Em casos como o da jovem desempregada Jéssica Roberta Souza da Cruz, de 26 anos, responsável por seis crianças, não existe nenhuma lei no Estado que lhe garanta auxílio. Mãe de três filhos, Jéssica se viu obrigada a assumir mais três sobrinhos, após a morte da cunhada Monique Suelen de Souza Benevente. Em 14 de julho de 2020, Monique morreu, aos 26 anos, por infecção sepse e deixou os filhos Luan Mateus, Lauany Marcelly e Laiza Manueli, na época com nove, sete e dois anos, respectivamente.


Na foto: Jéssica grávida da bebê Hadassa, hoje com três meses, ao lado dos seus filhos Roberth Luiz (camisa branca) e Laura (vestido colorido) com os filhos de Monique - Luan Mateus (camisa cinza), Lauany (de branco) e Laiza (blusa preta).

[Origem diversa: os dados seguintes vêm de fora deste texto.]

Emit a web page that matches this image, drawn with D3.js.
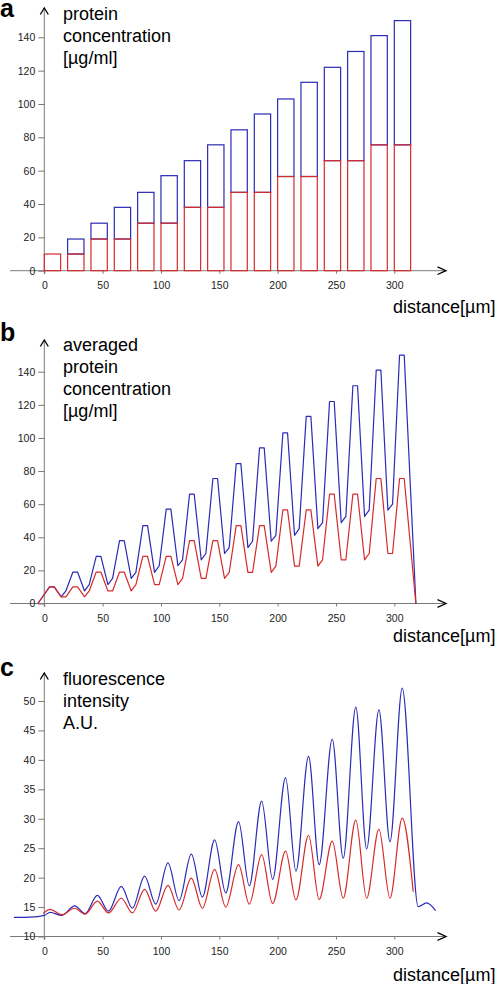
<!DOCTYPE html>
<html>
<head>
<meta charset="utf-8">
<script src="https://cdn.jsdelivr.net/npm/d3@7"></script>
<style>
  html, body { margin: 0; padding: 0; background: #fff; }
  svg { display: block; }
  text { font-family: "Liberation Sans", Arial, sans-serif; }
</style>
</head>
<body>
<svg id="chart" width="496" height="984"></svg>
<script>
// ---------- DATA ----------
// Panel a: bars at distance positions (start of each bar, µm), bar width 14 µm
const barStarts = [0, 20, 40, 60, 80, 100, 120, 140, 160, 180, 200, 220, 240, 260, 280, 300];
const barWidth = 14;
const barBlue = [10, 19, 28.5, 38, 47, 57, 66, 75.5, 84.5, 94, 103, 113, 122, 131.5, 141, 150];
const barRed  = [10, 10, 19, 19, 28.5, 28.5, 38, 38, 47, 47, 56.5, 56.5, 66, 66, 75.5, 75.5];

// Panel b: averaged profile vertices
const avgX = [-5.5,
  4.5, 8.5, 14.5, 18.5, 24.5, 28.5, 34.5, 38.5, 44.5, 48.5, 54.5, 58.5,
  64.5, 68.5, 74.5, 78.5, 84.5, 88.5, 94.5, 98.5, 104.5, 108.5, 114.5, 118.5,
  124.5, 128.5, 134.5, 138.5, 144.5, 148.5, 154.5, 158.5, 164.5, 168.5, 174.5, 178.5,
  184.5, 188.5, 194.5, 198.5, 204.5, 208.5, 214.5, 218.5, 224.5, 228.5, 234.5, 238.5,
  244.5, 248.5, 254.5, 258.5, 264.5, 268.5, 274.5, 278.5, 284.5, 288.5, 294.5, 298.5,
  304.5, 308.5, 318.5];
const avgBlue = [0,
  10, 10, 4, 7.6, 19, 19, 7.6, 11.4, 28.5, 28.5, 11.4, 15.2,
  38, 38, 15.2, 18.8, 47, 47, 18.8, 22.8, 57, 57, 22.8, 26.4,
  66, 66, 26.4, 30.2, 75.5, 75.5, 30.2, 33.8, 84.5, 84.5, 33.8, 37.6,
  94, 94, 37.6, 41.2, 103, 103, 41.2, 45.2, 113, 113, 45.2, 48.8,
  122, 122, 48.8, 52.6, 131.5, 131.5, 52.6, 56.4, 141, 141, 56.4, 60,
  150, 150, 0];
const avgRed = [0,
  10, 10, 4, 4, 10, 10, 4, 7.6, 19, 19, 7.6, 7.6,
  19, 19, 7.6, 11.4, 28.5, 28.5, 11.4, 11.4, 28.5, 28.5, 11.4, 15.2,
  38, 38, 15.2, 15.2, 38, 38, 15.2, 18.8, 47, 47, 18.8, 18.8,
  47, 47, 18.8, 22.6, 56.5, 56.5, 22.6, 22.6, 56.5, 56.5, 22.6, 26.4,
  66, 66, 26.4, 26.4, 66, 66, 26.4, 30.2, 75.5, 75.5, 30.2, 30.2,
  75.5, 75.5, 0];

// Panel c: fluorescence profile (peaks / troughs)
const fluoBlueX = [-26, -12, 0, 5, 15, 26, 35, 45.5, 55, 66, 75.5, 86, 95.5, 106, 115.5, 126, 135.5,
  146, 155.5, 166.5, 175.7, 186.3, 195.7, 206.8, 215.7, 226.5, 235.6, 246.8, 256.2, 267, 276.3,
  286.8, 296.3, 306.8, 320.5, 327.7, 335.4];
const fluoBlueY = [13.25, 13.3, 13.6, 14.1, 13.6, 15.2, 13.9, 17.0, 14.3, 18.5, 14.8, 20.25, 15.5, 22.5, 16.1, 24.0, 16.7,
  26.4, 17.4, 29.5, 18.6, 33.0, 19.7, 37.0, 21.1, 40.6, 22.2, 43.5, 23.3, 48.95, 24.9,
  48.5, 26.1, 52.2, 15.05, 15.7, 14.4];
const fluoRedX = [-1, 5, 15, 26, 35, 45.5, 55, 66, 75.5, 86, 95.5, 106, 115.5, 126, 135.5,
  146, 155.5, 166.5, 175.7, 186.3, 195.7, 206.8, 215.7, 226.5, 235.6, 246.8, 256.2, 267, 276.3,
  286.8, 296.3, 306.8, 316.2];
const fluoRedY = [13.9, 14.6, 13.7, 14.8, 13.8, 16.0, 14.0, 16.5, 14.0, 18.0, 14.3, 18.7, 14.5, 19.9, 14.8,
  21.4, 15.0, 22.2, 15.5, 23.9, 15.6, 24.5, 16.2, 27.2, 16.3, 26.2, 16.5, 29.75, 16.5,
  28.2, 16.5, 30.1, 17.6];

// Tick labels
const xTicks = [0, 50, 100, 150, 200, 250, 300];
const yTicksConc = [0, 20, 40, 60, 80, 100, 120, 140];
const yTicksFluo = [10, 15, 20, 25, 30, 35, 40, 45, 50];

const titleA = ["protein", "concentration", "[µg/ml]"];
const titleB = ["averaged", "protein", "concentration", "[µg/ml]"];
const titleC = ["fluorescence", "intensity", "A.U."];
const xLabel = "distance[µm]";

// ---------- STYLE ----------
const BLUE = "#2b2bb5";
const RED = "#d62b2b";
const AXIS = "#7a7a7a";
const TXT = "#222";

const svg = d3.select("#chart");
svg.append("rect").attr("width", 496).attr("height", 984).attr("fill", "#fff");

const x = d3.scaleLinear().domain([0, 300]).range([44.3, 394.3]);

function frame(cfg) {
  const g = svg.append("g");
  const y = cfg.y;
  const y0 = y(cfg.yTicks[0]);
  // x axis line
  g.append("line").attr("x1", 10).attr("x2", 446).attr("y1", y0).attr("y2", y0)
    .attr("stroke", AXIS).attr("stroke-width", 1);
  // y axis line
  g.append("line").attr("x1", x(0)).attr("x2", x(0)).attr("y1", cfg.top).attr("y2", y0 + 3.5)
    .attr("stroke", AXIS).attr("stroke-width", 1);
  // y ticks via d3 axis
  const yAxis = d3.axisLeft(y).tickValues(cfg.yTicks).tickSize(6).tickPadding(3).tickFormat(d3.format("d"));
  const ya = g.append("g").attr("transform", `translate(${x(0)},0)`).call(yAxis);
  ya.select(".domain").remove();
  ya.selectAll("line").attr("stroke", AXIS);
  ya.selectAll("text").attr("fill", TXT).style("font-size", "10.5px")
    .style("font-family", '"Liberation Sans", Arial, sans-serif');
  // x ticks
  const xAxis = d3.axisBottom(x).tickValues(xTicks).tickSize(3).tickPadding(8).tickFormat(d3.format("d"));
  const xa = g.append("g").attr("transform", `translate(0,${y0})`).call(xAxis);
  xa.select(".domain").remove();
  xa.selectAll("line").attr("stroke", AXIS);
  xa.selectAll("text").attr("fill", TXT).style("font-size", "10.5px")
    .style("font-family", '"Liberation Sans", Arial, sans-serif');
  // arrows
  g.append("path")
    .attr("d", `M${x(0) - 4},${cfg.top + 6.5} L${x(0)},${cfg.top} L${x(0) + 4},${cfg.top + 6.5}`)
    .attr("fill", "none").attr("stroke", "#000").attr("stroke-width", 1.3);
  g.append("path")
    .attr("d", `M437.5,${y0 - 3.8} L446,${y0} L437.5,${y0 + 3.8}`)
    .attr("fill", "none").attr("stroke", "#000").attr("stroke-width", 1.3);
  // panel letter
  g.append("text").attr("x", 0).attr("y", cfg.letterY).text(cfg.letter)
    .style("font-size", "25px").style("font-weight", "bold").attr("fill", "#000");
  // title
  cfg.title.forEach((t, i) => {
    g.append("text").attr("x", 63).attr("y", cfg.titleY + i * 22).text(t)
      .style("font-size", "18px").attr("fill", "#000");
  });
  // x label
  g.append("text").attr("x", 495.5).attr("y", cfg.xLabelY).attr("text-anchor", "end")
    .text(xLabel).style("font-size", "18px").attr("fill", "#000");
  return g;
}

// ---------- PANEL A ----------
const yA = d3.scaleLinear().domain([0, 140]).range([270.7, 37.3]);
const gA = frame({ y: yA, yTicks: yTicksConc, top: 8, letter: "a", letterY: 17, title: titleA, titleY: 20, xLabelY: 313 });
const barsData = barStarts.map((s, i) => ({ s, b: barBlue[i], r: barRed[i] }));
gA.selectAll(".bb").data(barsData.filter(d => d.b > d.r)).join("rect")
  .attr("x", d => x(d.s)).attr("width", d => x(d.s + barWidth) - x(d.s))
  .attr("y", d => yA(d.b)).attr("height", d => yA(d.r) - yA(d.b))
  .attr("fill", "none").attr("stroke", BLUE).attr("stroke-width", 1.2);
gA.selectAll(".rb").data(barsData).join("rect")
  .attr("x", d => x(d.s)).attr("width", d => x(d.s + barWidth) - x(d.s))
  .attr("y", d => yA(d.r)).attr("height", d => yA(0) - yA(d.r))
  .attr("fill", "none").attr("stroke", RED).attr("stroke-width", 1.2);

// ---------- PANEL B ----------
const yB = d3.scaleLinear().domain([0, 140]).range([603.5, 371.7]);
const gB = frame({ y: yB, yTicks: yTicksConc, top: 340, letter: "b", letterY: 340.5, title: titleB, titleY: 351, xLabelY: 642 });
const lineB = d3.line().x(d => x(d[0])).y(d => yB(d[1]));
gB.append("path").datum(avgX.map((v, i) => [v, avgBlue[i]])).attr("d", lineB)
  .attr("fill", "none").attr("stroke", BLUE).attr("stroke-width", 1.2).attr("stroke-linejoin", "round");
gB.append("path").datum(avgX.map((v, i) => [v, avgRed[i]])).attr("d", lineB)
  .attr("fill", "none").attr("stroke", RED).attr("stroke-width", 1.2).attr("stroke-linejoin", "round");

// ---------- PANEL C ----------
const yC = d3.scaleLinear().domain([10, 50]).range([936.5, 701]);
const gC = frame({ y: yC, yTicks: yTicksFluo, top: 673, letter: "c", letterY: 675.5, title: titleC, titleY: 684.5, xLabelY: 981 });
const lineC = d3.line().x(d => x(d[0])).y(d => yC(d[1])).curve(d3.curveMonotoneX);
gC.append("path").datum(fluoBlueX.map((v, i) => [v, fluoBlueY[i]])).attr("d", lineC)
  .attr("fill", "none").attr("stroke", BLUE).attr("stroke-width", 1.2);
gC.append("path").datum(fluoRedX.map((v, i) => [v, fluoRedY[i]])).attr("d", lineC)
  .attr("fill", "none").attr("stroke", RED).attr("stroke-width", 1.2);
</script>
</body>
</html>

Imagem: arquivo pessoal

O pai das crianças, Leonardo Souza da Cruz, vive com outra família e não pôde ficar com os filhos, mas, de acordo com a irmã, ele ajuda quando necessário. Quando passou a criar os sobrinhos, Jéssica já era mãe de duas crianças de seis e quatro anos e, hoje, tem mais uma bebê de quatro meses. Com tantos menores para sustentar, ela relata que fica difícil equilibrar as contas. Impossibilitada de trabalhar por causa dos pequenos, toda a renda que entra na casa é do marido de Jéssica, que é porteiro de supermercado, e da pensão da mãe dela, com quem sempre morou em Santa Cruz, Zona Oeste do Rio de Janeiro.


— Às vezes eu tenho que privar os meus filhos de algumas coisas porque eu não posso dar para todos eles. Eu não vou comprar uma pizza só para os meus filhos, se eu comprar, vou ter que comprar para todo mundo. Eles fazem muitos pedidos, tênis, celular, chuteira, de tudo. Agora, todos querem uma bicicleta, mas não tem como atender o pedido de seis crianças. Então, a solução é comprar uma para que cada um possa andar um pouco. Tem que aprender a dividir — explica Jéssica.


Há quase três anos, Leonardo entrou com o pedido na justiça para receber o INSS de Monique, o qual os filhos têm direito, mas continua sem retorno. Jéssica recebe Bolsa Família pelos próprios filhos, mas não conseguiu incluir os sobrinhos ao programa.

Além dos problemas financeiros, Jéssica reitera que sente falta de um apoio psicológico para as crianças. A pequena Lauany, atualmente com 10 anos, é quem mais demonstra os traumas causados pela ausência da mãe. De acordo com a tia, Lauany se tornou muito frágil e apresenta características de Transtorno do déficit de atenção com hiperatividade (TDAH). A menina ainda presenciou a avó materna cometer tentativa de suicídio. A mãe de Monique entrou em depressão após a perda da filha e, por isso, não teve condições de ficar com a guarda dos netos.


— São crianças muito carentes. Eles veem uma pessoa e dizem que gostariam que ela fosse a mãe deles. Teve um dia em que a Lauany estava na rua, e um menino começou a rir dela e falar que ela não tinha mãe. Ela começou a chorar. Eu falei com ela para não ligar para aquilo, pois tinha mais de uma mãe. A caçula também demorou a perceber que a mãe não ia voltar, e sempre que ia uma visita na nossa casa ela perguntava se a pessoa retornaria, pois guardava a lembrança da mãe que nunca voltou para casa. Eu acho que eles precisavam de um tratamento psicológico, até reclamei na Clínica da Família, mas ninguém me deu suporte ou informação sobre algum programa do governo — conta Jéssica.


Muito nova, Jéssica precisou abandonar o sonho de trabalhar como maquiadora para cuidar das crianças, e relata que, frequentemente, é questionada pelo marido sobre até quando vai manter a sua vida estagnada. “Isso não era uma responsabilidade minha”, afirma.